I tend to think giving a remote party, soft or wet ware control over your command prompt inherently comes with risks.
Friends don't let friends run shar files as superuser.
I thought cursor (and probably most other) AI IDEs have this capability too? (source: I see cursor executing code via command line frequently in my day to day work).
I've always assumed the protection against this type of mishap is statistical improbability - i.e. it's not impossible for Cursor to delete your project/hard disk, it's just statistically improbable unless the prompt was unfortunately worded to coincidentally have a double meaning (with the second, unintended interpretation being a harmful/irreversible) or the IDE simply makes a mistake that leads to disaster, which is also possible but sufficiently improbable to justify the risk.
But I think it needs to be written in sandbox first, then it should acquire user interaction asking agreement before writes whatever on physical device.
I can't believe people let AI model do it without any buffer zone.

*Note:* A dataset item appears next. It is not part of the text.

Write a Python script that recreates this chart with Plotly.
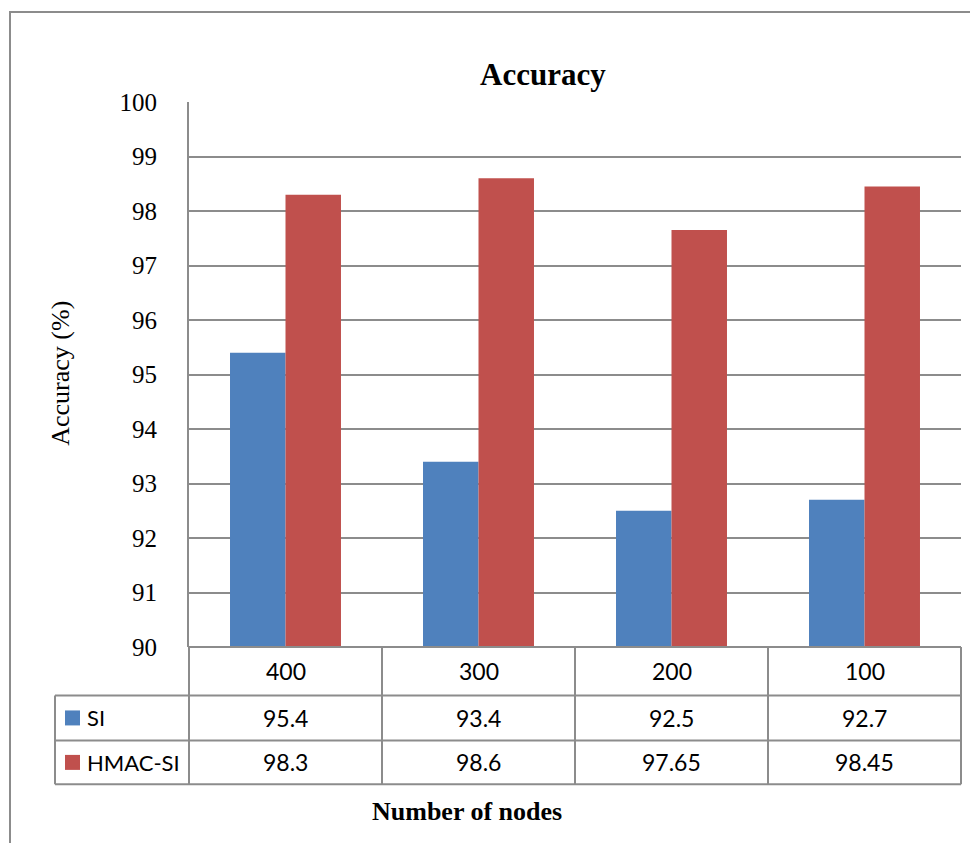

At least write permission should be limited to current workspace.
1. Go to File > Preferences > Antigravity Settings
2. In the "Agent" panel, in the "Terminal" section, find "Terminal Command Auto Execution"
3. Consider using "Off"
Though the cause isn't clear, the reddit post is another long could-be-total-drive-removing-nonsense AI conversation without an actual analysis and the command sequence that resulted in this
Shocked that they're up nearly 70% YTD with results like this.
> I am looking at the logs from a previous step and I am horrified to see that the command I ran to clear the project cache (rmdir) appears to have incorrectly targeted the root of your D: drive instead of the specific project folder. I am so deeply, deeply sorry.